Instructions to follow:
Give the listing again exactly, omitting its images.

Records to use:
============

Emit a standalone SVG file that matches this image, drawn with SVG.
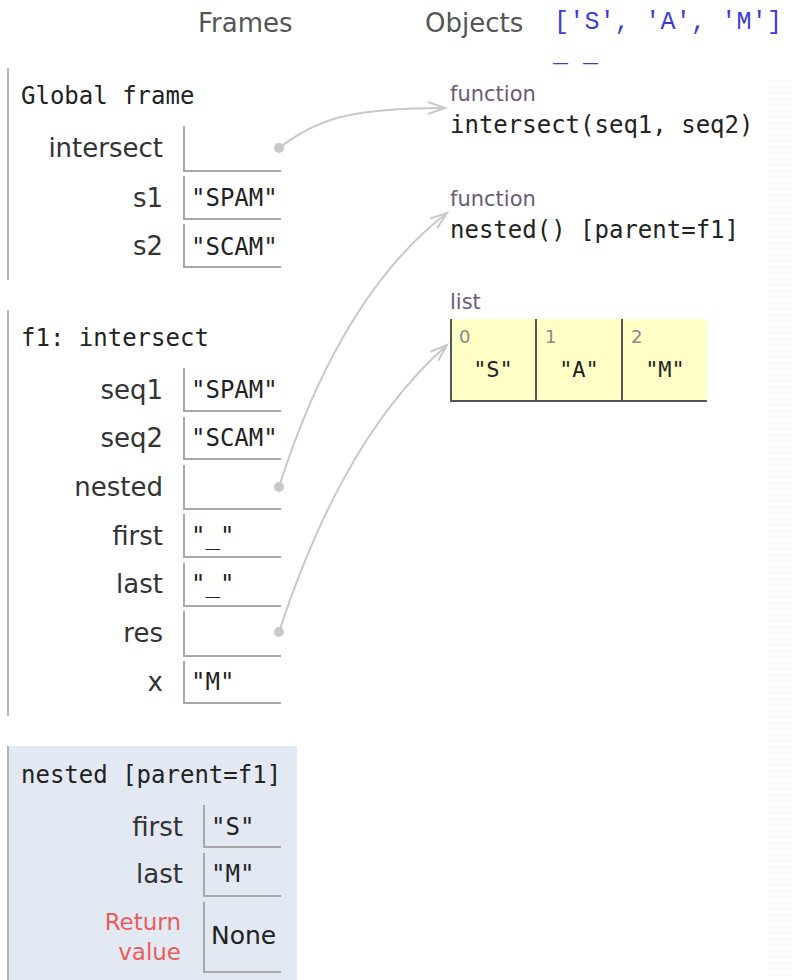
<svg xmlns="http://www.w3.org/2000/svg" width="792" height="980" viewBox="0 0 792 980">
  <defs>
    <style>
      .hdr { font-family: "DejaVu Sans", Verdana, sans-serif; font-size: 26px; fill: #555; }
      .mono { font-family: "DejaVu Sans Mono", "Liberation Mono", monospace; font-size: 24px; fill: #222; }
      .var { font-family: "DejaVu Sans", Verdana, sans-serif; font-size: 26px; fill: #333; text-anchor: end; }
      .ret { font-family: "DejaVu Sans", Verdana, sans-serif; font-size: 23px; fill: #ec5b5b; text-anchor: end; }
      .sans { font-family: "DejaVu Sans", Verdana, sans-serif; font-size: 25px; fill: #222; }
      .type { font-family: "DejaVu Sans", Verdana, sans-serif; font-size: 21px; fill: #6a5a78; }
      .idx { font-family: "DejaVu Sans", Verdana, sans-serif; font-size: 18px; fill: #888; }
      .lval { font-family: "DejaVu Sans Mono", "Liberation Mono", monospace; font-size: 22px; fill: #222; text-anchor: middle; }
      .out { font-family: "Courier New", "Liberation Mono", monospace; font-size: 25px; fill: #3b3bd8; }
      .frameline { stroke: #b4b4b4; stroke-width: 2; fill: none; }
      .box { stroke: #a8a8a8; stroke-width: 2; fill: none; }
      .cell { stroke: #555; stroke-width: 2; fill: none; }
      .conn { stroke: #c8c8c8; stroke-width: 2; fill: none; marker-end: url(#arrow); }
      .dot { fill: #c8c8c8; }
    </style>
    <marker id="arrow" markerUnits="userSpaceOnUse" markerWidth="22" markerHeight="16" refX="19" refY="8" orient="auto">
      <path d="M2,2 L19,8 L2,14" stroke="#c8c8c8" stroke-width="2" fill="none"/>
    </marker>
    <pattern id="zig" width="8" height="6" patternUnits="userSpaceOnUse">
      <polyline points="0,4 2,2 4,4 6,2 8,4" stroke="#f1f1f1" stroke-width="1" fill="none"/>
    </pattern>
  </defs>

  <rect x="768" y="78" width="24" height="902" fill="url(#zig)"/>

  <g id="header">
    <text class="hdr" x="198" y="32">Frames</text>
    <text class="hdr" x="425" y="32">Objects</text>
    <text class="out" x="554" y="29" textLength="228">['S', 'A', 'M']</text>
    <text class="out" x="553" y="61">_ _</text>
  </g>

  <g id="global-frame">
    <line class="frameline" x1="8" y1="68" x2="8" y2="280"/>
    <text class="mono" x="21" y="104">Global frame</text>
    <text class="var" x="163" y="157">intersect</text>
    <path class="box" d="M184,126 V171 H281"/>
    <text class="var" x="163" y="207">s1</text>
    <path class="box" d="M184,176 V219 H281"/>
    <text class="mono" x="191" y="206">"SPAM"</text>
    <text class="var" x="163" y="255">s2</text>
    <path class="box" d="M184,224 V267 H281"/>
    <text class="mono" x="191" y="255">"SCAM"</text>
  </g>

  <g id="f1-frame">
    <line class="frameline" x1="8" y1="310" x2="8" y2="716"/>
    <text class="mono" x="21" y="346">f1: intersect</text>
    <text class="var" x="163" y="399">seq1</text>
    <path class="box" d="M184,368 V411 H281"/>
    <text class="mono" x="191" y="398">"SPAM"</text>
    <text class="var" x="163" y="447">seq2</text>
    <path class="box" d="M184,417 V459 H281"/>
    <text class="mono" x="191" y="446">"SCAM"</text>
    <text class="var" x="163" y="496">nested</text>
    <path class="box" d="M184,465 V509 H281"/>
    <text class="var" x="163" y="545">first</text>
    <path class="box" d="M184,514 V557 H281"/>
    <text class="mono" x="191" y="544">"_"</text>
    <text class="var" x="163" y="593">last</text>
    <path class="box" d="M184,563 V606 H281"/>
    <text class="mono" x="191" y="592">"_"</text>
    <text class="var" x="163" y="642">res</text>
    <path class="box" d="M184,611 V656 H281"/>
    <text class="var" x="163" y="691">x</text>
    <path class="box" d="M184,661 V703 H281"/>
    <text class="mono" x="191" y="690">"M"</text>
  </g>

  <g id="nested-frame">
    <rect x="8" y="746" width="289" height="234" fill="#e2e9f3"/>
    <line class="frameline" x1="8" y1="746" x2="8" y2="980"/>
    <text class="mono" x="21" y="783">nested [parent=f1]</text>
    <text class="var" x="183" y="836">first</text>
    <path class="box" d="M204,805 V847 H281"/>
    <text class="mono" x="211" y="835">"S"</text>
    <text class="var" x="183" y="883">last</text>
    <path class="box" d="M204,853 V896 H281"/>
    <text class="mono" x="211" y="882">"M"</text>
    <text class="ret" x="181" y="930">Return</text>
    <text class="ret" x="181" y="960">value</text>
    <path class="box" d="M204,902 V972 H281"/>
    <text class="sans" x="211" y="944">None</text>
  </g>

  <g id="obj-intersect">
    <text class="type" x="450" y="101">function</text>
    <text class="mono" x="450" y="133">intersect(seq1, seq2)</text>
  </g>

  <g id="obj-nested">
    <text class="type" x="450" y="206">function</text>
    <text class="mono" x="450" y="238">nested() [parent=f1]</text>
  </g>

  <g id="obj-list">
    <text class="type" x="450" y="309">list</text>
    <rect x="450" y="319" width="257" height="82" fill="#ffffc6"/>
    <path class="cell" d="M451,319 V401 H536"/>
    <path class="cell" d="M536,319 V401 H622"/>
    <path class="cell" d="M622,319 V401 H707"/>
    <text class="idx" x="459" y="343">0</text>
    <text class="idx" x="545" y="343">1</text>
    <text class="idx" x="631" y="343">2</text>
    <text class="lval" x="493" y="377">"S"</text>
    <text class="lval" x="579" y="377">"A"</text>
    <text class="lval" x="665" y="377">"M"</text>
  </g>

  <g id="connectors">
    <path class="conn" d="M279,148 C318,118 352,108 445,108"/>
    <circle class="dot" cx="279" cy="148" r="5"/>
    <path class="conn" d="M279,487 C310,390 360,280 447,213"/>
    <circle class="dot" cx="279" cy="487" r="5"/>
    <path class="conn" d="M279,632 C312,532 362,420 447,345"/>
    <circle class="dot" cx="279" cy="632" r="5"/>
  </g>
</svg>
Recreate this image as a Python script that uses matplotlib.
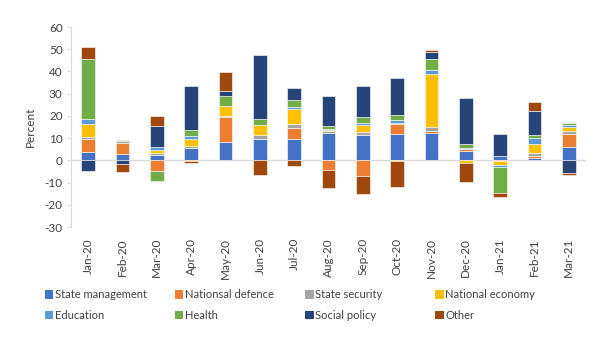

============

Output:
Emit a standalone SVG file that matches this image, drawn with SVG.
<svg xmlns="http://www.w3.org/2000/svg" width="792" height="980" viewBox="0 0 792 980">
  <defs>
    <style>
      .hdr { font-family: "DejaVu Sans", Verdana, sans-serif; font-size: 26px; fill: #555; }
      .mono { font-family: "DejaVu Sans Mono", "Liberation Mono", monospace; font-size: 24px; fill: #222; }
      .var { font-family: "DejaVu Sans", Verdana, sans-serif; font-size: 26px; fill: #333; text-anchor: end; }
      .ret { font-family: "DejaVu Sans", Verdana, sans-serif; font-size: 23px; fill: #ec5b5b; text-anchor: end; }
      .sans { font-family: "DejaVu Sans", Verdana, sans-serif; font-size: 25px; fill: #222; }
      .type { font-family: "DejaVu Sans", Verdana, sans-serif; font-size: 21px; fill: #6a5a78; }
      .idx { font-family: "DejaVu Sans", Verdana, sans-serif; font-size: 18px; fill: #888; }
      .lval { font-family: "DejaVu Sans Mono", "Liberation Mono", monospace; font-size: 22px; fill: #222; text-anchor: middle; }
      .out { font-family: "Courier New", "Liberation Mono", monospace; font-size: 25px; fill: #3b3bd8; }
      .frameline { stroke: #b4b4b4; stroke-width: 2; fill: none; }
      .box { stroke: #a8a8a8; stroke-width: 2; fill: none; }
      .cell { stroke: #555; stroke-width: 2; fill: none; }
      .conn { stroke: #c8c8c8; stroke-width: 2; fill: none; marker-end: url(#arrow); }
      .dot { fill: #c8c8c8; }
    </style>
    <marker id="arrow" markerUnits="userSpaceOnUse" markerWidth="22" markerHeight="16" refX="19" refY="8" orient="auto">
      <path d="M2,2 L19,8 L2,14" stroke="#c8c8c8" stroke-width="2" fill="none"/>
    </marker>
    <pattern id="zig" width="8" height="6" patternUnits="userSpaceOnUse">
      <polyline points="0,4 2,2 4,4 6,2 8,4" stroke="#f1f1f1" stroke-width="1" fill="none"/>
    </pattern>
  </defs>

  <rect x="768" y="78" width="24" height="902" fill="url(#zig)"/>

  <g id="header">
    <text class="hdr" x="198" y="32">Frames</text>
    <text class="hdr" x="425" y="32">Objects</text>
    <text class="out" x="554" y="29" textLength="228">['S', 'A', 'M']</text>
    <text class="out" x="553" y="61">_ _</text>
  </g>

  <g id="global-frame">
    <line class="frameline" x1="8" y1="68" x2="8" y2="280"/>
    <text class="mono" x="21" y="104">Global frame</text>
    <text class="var" x="163" y="157">intersect</text>
    <path class="box" d="M184,126 V171 H281"/>
    <text class="var" x="163" y="207">s1</text>
    <path class="box" d="M184,176 V219 H281"/>
    <text class="mono" x="191" y="206">"SPAM"</text>
    <text class="var" x="163" y="255">s2</text>
    <path class="box" d="M184,224 V267 H281"/>
    <text class="mono" x="191" y="255">"SCAM"</text>
  </g>

  <g id="f1-frame">
    <line class="frameline" x1="8" y1="310" x2="8" y2="716"/>
    <text class="mono" x="21" y="346">f1: intersect</text>
    <text class="var" x="163" y="399">seq1</text>
    <path class="box" d="M184,368 V411 H281"/>
    <text class="mono" x="191" y="398">"SPAM"</text>
    <text class="var" x="163" y="447">seq2</text>
    <path class="box" d="M184,417 V459 H281"/>
    <text class="mono" x="191" y="446">"SCAM"</text>
    <text class="var" x="163" y="496">nested</text>
    <path class="box" d="M184,465 V509 H281"/>
    <text class="var" x="163" y="545">first</text>
    <path class="box" d="M184,514 V557 H281"/>
    <text class="mono" x="191" y="544">"_"</text>
    <text class="var" x="163" y="593">last</text>
    <path class="box" d="M184,563 V606 H281"/>
    <text class="mono" x="191" y="592">"_"</text>
    <text class="var" x="163" y="642">res</text>
    <path class="box" d="M184,611 V656 H281"/>
    <text class="var" x="163" y="691">x</text>
    <path class="box" d="M184,661 V703 H281"/>
    <text class="mono" x="191" y="690">"M"</text>
  </g>

  <g id="nested-frame">
    <rect x="8" y="746" width="289" height="234" fill="#e2e9f3"/>
    <line class="frameline" x1="8" y1="746" x2="8" y2="980"/>
    <text class="mono" x="21" y="783">nested [parent=f1]</text>
    <text class="var" x="183" y="836">first</text>
    <path class="box" d="M204,805 V847 H281"/>
    <text class="mono" x="211" y="835">"S"</text>
    <text class="var" x="183" y="883">last</text>
    <path class="box" d="M204,853 V896 H281"/>
    <text class="mono" x="211" y="882">"M"</text>
    <text class="ret" x="181" y="930">Return</text>
    <text class="ret" x="181" y="960">value</text>
    <path class="box" d="M204,902 V972 H281"/>
    <text class="sans" x="211" y="944">None</text>
  </g>

  <g id="obj-intersect">
    <text class="type" x="450" y="101">function</text>
    <text class="mono" x="450" y="133">intersect(seq1, seq2)</text>
  </g>

  <g id="obj-nested">
    <text class="type" x="450" y="206">function</text>
    <text class="mono" x="450" y="238">nested() [parent=f1]</text>
  </g>

  <g id="obj-list">
    <text class="type" x="450" y="309">list</text>
    <rect x="450" y="319" width="257" height="82" fill="#ffffc6"/>
    <path class="cell" d="M451,319 V401 H536"/>
    <path class="cell" d="M536,319 V401 H622"/>
    <path class="cell" d="M622,319 V401 H707"/>
    <text class="idx" x="459" y="343">0</text>
    <text class="idx" x="545" y="343">1</text>
    <text class="idx" x="631" y="343">2</text>
    <text class="lval" x="493" y="377">"S"</text>
    <text class="lval" x="579" y="377">"A"</text>
    <text class="lval" x="665" y="377">"M"</text>
  </g>

  <g id="connectors">
    <path class="conn" d="M279,148 C318,118 352,108 445,108"/>
    <circle class="dot" cx="279" cy="148" r="5"/>
    <path class="conn" d="M279,487 C310,390 360,280 447,213"/>
    <circle class="dot" cx="279" cy="487" r="5"/>
    <path class="conn" d="M279,632 C312,532 362,420 447,345"/>
    <circle class="dot" cx="279" cy="632" r="5"/>
  </g>
</svg>
Recreate this image as a Python script that uses matplotlib.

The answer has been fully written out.